En el artículo que publicamos en Lecturalia sobre Emily Dickinson, hablamos de la personalidad casera y aislada de la poeta estadounidense. Pero Dickinson es solo una más en una larga lista de escritores que han preferido la vida retirada y oculta frente a las luces y el espectáculo de la fama que han perseguido muchos de sus colegas.
Ya sea porque realmente necesitan paz y tranquilidad para escribir, porque no han sabido lidiar con las mieles agridulces del éxito o por su naturaleza introvertida, tenemos un buen manojo de ejemplos en este sentido. Uno de los más famosos es Cormac McCarthy, de quien hasta hace poco no se sabía casi nada: no acudía a entregas de premios ni aceptaba entrevistas. Perdió esta costumbre durante un tiempo muy limitado, cuando apareció, para sorpresa de todos, en la entrega del Oscar para la película No es país para viejos, basada en su obra homónima; más tarde incluso apareció en un programa tan conocido como Oprah. Este entusiasmo le duró poco, y enseguida regresó a su hogar en algún lugar de Nuevo México.
Otro recluso popular es Bill Watterson. Puede que su nombre no os resulte familiar, pero seguro que conocéis su creación más aplaudida: la serie de viñetas de Calvin y Hobbes, que narra las aventuras de un niño muy imaginativo y su mejor amigo, un tigre de peluche. No solo se mantuvo alejado del contacto con los medios de comunicación; durante toda su vida se ha negado a que se comercialicen sus personajes, para evitar que pierdan integridad al convertirse en meros productos de merchandising. Dejó de publicar en 1995, y a día de hoy nadie parece saber por dónde anda.

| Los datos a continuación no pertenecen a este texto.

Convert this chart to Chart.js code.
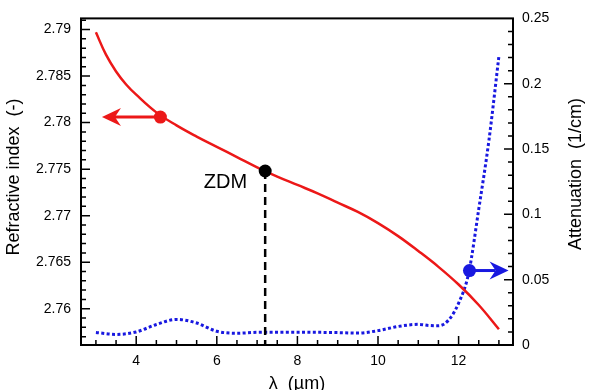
<!DOCTYPE html>
<html>
<head>
<meta charset="utf-8">
<script src="https://cdn.jsdelivr.net/npm/chart.js@4"></script>
<style>
  html, body { margin: 0; padding: 0; background: #fff; }
  canvas { display: block; }
</style>
</head>
<body>
<canvas id="chart" width="589" height="390"></canvas>
<script>
// refractive index curve (left axis)
const wavelength = [3, 3.25, 3.5, 3.75, 4, 4.5, 5, 5.5, 6, 6.5, 7, 7.5, 8, 8.5, 9, 9.5, 10, 10.5, 11, 11.5, 12, 12.5, 13];
const refractiveIndex = [2.7897, 2.7873, 2.7855, 2.7841, 2.7830, 2.7811, 2.7797, 2.7785, 2.7774, 2.7763, 2.7752, 2.7742,
  2.7733, 2.7724, 2.7714, 2.7704, 2.7692, 2.7678, 2.7662, 2.7645, 2.7626, 2.7604, 2.7578];

// attenuation curve (right axis)
const attenuationWavelength = [3, 3.5, 4, 4.5, 5, 5.5, 6, 6.5, 7, 7.5, 8, 8.5, 9, 9.5, 10, 10.5, 11, 11.25, 11.5, 11.75, 12, 12.25, 12.5, 12.75, 13];
const attenuation = [0.0096, 0.0081, 0.0100, 0.0157, 0.0196, 0.0168, 0.0105, 0.0090, 0.0097, 0.0098, 0.0098, 0.0097, 0.0095,
  0.0091, 0.0110, 0.0142, 0.0158, 0.0150, 0.0147, 0.0190, 0.0320, 0.0550, 0.1040, 0.1560, 0.2210];

// tick labels
const xTicks = [4, 6, 8, 10, 12];
const indexTicks = [2.76, 2.765, 2.77, 2.775, 2.78, 2.785, 2.79];
const attenuationTicks = [0, 0.05, 0.1, 0.15, 0.2, 0.25];

// annotations
const zdmPoint = { x: 7.2, y: 2.7748, label: "ZDM" };
const indexMarker = { x: 4.6, y: 2.7806, arrowTo: 3.15 };
const attenuationMarker = { x: 12.27, y: 0.057, arrowTo: 13.24 };

const xRange = [2.63, 13.35];
const indexRange = [2.7561, 2.7912];
const attenuationRange = [0, 0.25];

const RED = "rgb(236,24,24)";
const BLUE = "rgb(24,24,224)";
const FONT = '"Liberation Sans", Arial, Helvetica, sans-serif';

function drawArrow(ctx, x0, y, x1, color) {
    const dir = Math.sign(x1 - x0);
    const len = 19, half = 9, notch = 6;
    ctx.save();
    ctx.strokeStyle = color;
    ctx.fillStyle = color;
    ctx.lineWidth = 3;
    ctx.beginPath();
    ctx.moveTo(x0, y);
    ctx.lineTo(x1 - dir * (len - notch), y);
    ctx.stroke();
    ctx.beginPath();
    ctx.moveTo(x1, y);
    ctx.lineTo(x1 - dir * len, y - half);
    ctx.lineTo(x1 - dir * (len - notch), y);
    ctx.lineTo(x1 - dir * len, y + half);
    ctx.closePath();
    ctx.fill();
    ctx.restore();
}

const framePlugin = {
    id: "frame",
    afterDatasetsDraw(chart) {
        const { ctx, scales } = chart;
        const { x, y, y1 } = scales;
        // arrows
        drawArrow(ctx, x.getPixelForValue(indexMarker.x), y.getPixelForValue(indexMarker.y),
            x.getPixelForValue(indexMarker.arrowTo), RED);
        drawArrow(ctx, x.getPixelForValue(attenuationMarker.x), y1.getPixelForValue(attenuationMarker.y),
            x.getPixelForValue(attenuationMarker.arrowTo), BLUE);
        // ZDM label
        ctx.save();
        ctx.font = "20px " + FONT;
        ctx.fillStyle = "#000";
        ctx.textAlign = "right";
        ctx.textBaseline = "alphabetic";
        ctx.fillText(zdmPoint.label, x.getPixelForValue(zdmPoint.x) - 18, y.getPixelForValue(zdmPoint.y) + 17);
        ctx.restore();
    },
    afterDraw(chart) {
        const { ctx, chartArea: a, scales } = chart;
        const { x, y, y1 } = scales;
        ctx.save();
        ctx.strokeStyle = "#000";
        ctx.lineWidth = 1.5;
        ctx.beginPath();
        // bottom ticks every 0.5
        for (let k = 6; k <= 26; k++) {
            const v = k / 2;
            const px = x.getPixelForValue(v);
            const len = v % 2 === 0 ? 9 : 5;
            ctx.moveTo(px, a.bottom);
            ctx.lineTo(px, a.bottom - len);
        }
        // left ticks every 0.001
        for (let k = 2757; k <= 2791; k++) {
            const py = y.getPixelForValue(k / 1000);
            const len = k % 5 === 0 ? 9 : 5;
            ctx.moveTo(a.left, py);
            ctx.lineTo(a.left + len, py);
        }
        // right ticks every 0.01
        for (let k = 1; k <= 24; k++) {
            const py = y1.getPixelForValue(k / 100);
            const len = k % 5 === 0 ? 9 : 5;
            ctx.moveTo(a.right, py);
            ctx.lineTo(a.right - len, py);
        }
        ctx.stroke();
        ctx.lineWidth = 2;
        ctx.strokeRect(a.left, a.top, a.right - a.left, a.bottom - a.top);

        // axis titles
        ctx.fillStyle = "#000";
        ctx.font = "18px " + FONT;
        ctx.textAlign = "center";
        ctx.textBaseline = "middle";
        ctx.save();
        ctx.translate(14, 177);
        ctx.rotate(-Math.PI / 2);
        ctx.fillText("Refractive index  (-)", 0, 0);
        ctx.restore();
        ctx.save();
        ctx.translate(576, 174);
        ctx.rotate(-Math.PI / 2);
        ctx.fillText("Attenuation  (1/cm)", 0, 0);
        ctx.restore();
        ctx.textBaseline = "alphabetic";
        ctx.fillText("λ  (µm)", (a.left + a.right) / 2, 389);
        ctx.restore();
    }
};

const tickFont = { family: FONT, size: 14 };

new Chart(document.getElementById("chart"), {
    type: "scatter",
    data: {
        datasets: [
            {
                data: [{ x: zdmPoint.x, y: zdmPoint.y }],
                yAxisID: "y",
                pointRadius: 6.5,
                pointBackgroundColor: "#000",
                pointBorderWidth: 0,
            },
            {
                data: [{ x: indexMarker.x, y: indexMarker.y }],
                yAxisID: "y",
                pointRadius: 6.5,
                pointBackgroundColor: RED,
                pointBorderWidth: 0,
            },
            {
                data: [{ x: attenuationMarker.x, y: attenuationMarker.y }],
                yAxisID: "y1",
                pointRadius: 6.5,
                pointBackgroundColor: BLUE,
                pointBorderWidth: 0,
            },
            {
                data: [{ x: zdmPoint.x, y: zdmPoint.y }, { x: zdmPoint.x, y: indexRange[0] }],
                yAxisID: "y",
                showLine: true,
                borderColor: "#000",
                borderWidth: 2.5,
                borderDash: [8, 5],
                pointRadius: 0,
            },
            {
                data: wavelength.map((w, i) => ({ x: w, y: refractiveIndex[i] })),
                yAxisID: "y",
                showLine: true,
                borderColor: RED,
                borderWidth: 2.5,
                tension: 0.4,
                pointRadius: 0,
            },
            {
                data: attenuationWavelength.map((w, i) => ({ x: w, y: attenuation[i] })),
                yAxisID: "y1",
                showLine: true,
                borderColor: BLUE,
                borderWidth: 3,
                borderDash: [3, 2.4],
                cubicInterpolationMode: "monotone",
                pointRadius: 0,
            },
        ],
    },
    options: {
        responsive: false,
        animation: false,
        layout: { padding: { top: 13, left: 0, right: 0, bottom: 0 } },
        plugins: {
            legend: { display: false },
            tooltip: { enabled: false },
        },
        scales: {
            x: {
                type: "linear",
                position: "bottom",
                min: xRange[0],
                max: xRange[1],
                afterBuildTicks: (s) => { s.ticks = xTicks.map(v => ({ value: v })); },
                afterFit: (s) => { s.height = 45; },
                grid: { display: false, drawTicks: false },
                border: { display: false },
                ticks: { font: tickFont, color: "#000", padding: 8, maxRotation: 0, callback: v => String(v) },
            },
            y: {
                type: "linear",
                position: "left",
                min: indexRange[0],
                max: indexRange[1],
                afterBuildTicks: (s) => { s.ticks = indexTicks.map(v => ({ value: v })); },
                afterFit: (s) => { s.width = 81; },
                grid: { display: false, drawTicks: false },
                border: { display: false },
                ticks: { font: tickFont, color: "#000", padding: 10, callback: v => String(v) },
            },
            y1: {
                type: "linear",
                position: "right",
                min: attenuationRange[0],
                max: attenuationRange[1],
                afterBuildTicks: (s) => { s.ticks = attenuationTicks.map(v => ({ value: v })); },
                afterFit: (s) => { s.width = 76; },
                grid: { display: false, drawTicks: false },
                border: { display: false },
                ticks: { font: tickFont, color: "#000", padding: 9, callback: v => String(v) },
            },
        },
    },
    plugins: [framePlugin],
});
</script>
</body>
</html>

Algunos han llevado esta reclusión más lejos. J. D. Salinger, autor del famosísimo El guardián entre el centeno, no solo se resistía a las entrevistas y a las apariciones en público, sino que escribía texto tras texto sin terminar de decidirse por su publicación. Uno de sus vecinos aseguraba que el autor le había confesado que tenía unas quince novelas sin entregar a ninguna editorial; Salinger definía el acto de publicar como una maldita interrupción. Sus pocas apariciones mediáticas eran aquellas que realizaba como parte de procesos judiciales: participó en unos cuantos para intentar impedir la publicación de biografías no autorizadas y otras obras relacionadas de forma directa con su escritura y su persona (de entre estos casos destaca la secuela a El guardián entre el centeno que lleva años intentando publicar una editorial sueca).
Y cómo olvidar a Proust que, tras la muerte de sus padres en 1903 y 1905, se aisló en su apartamento parisino, donde se dedicaba exclusivamente a escribir, escribir y escribir. Apenas dejaba su vivienda, en la que destacaba un dormitorio insonorizado con paredes de corcho para que nada lo molestara, y donde perdía por completo la noción del tiempo. Eso, desde luego, es dedicación al oficio (con un toque de locura).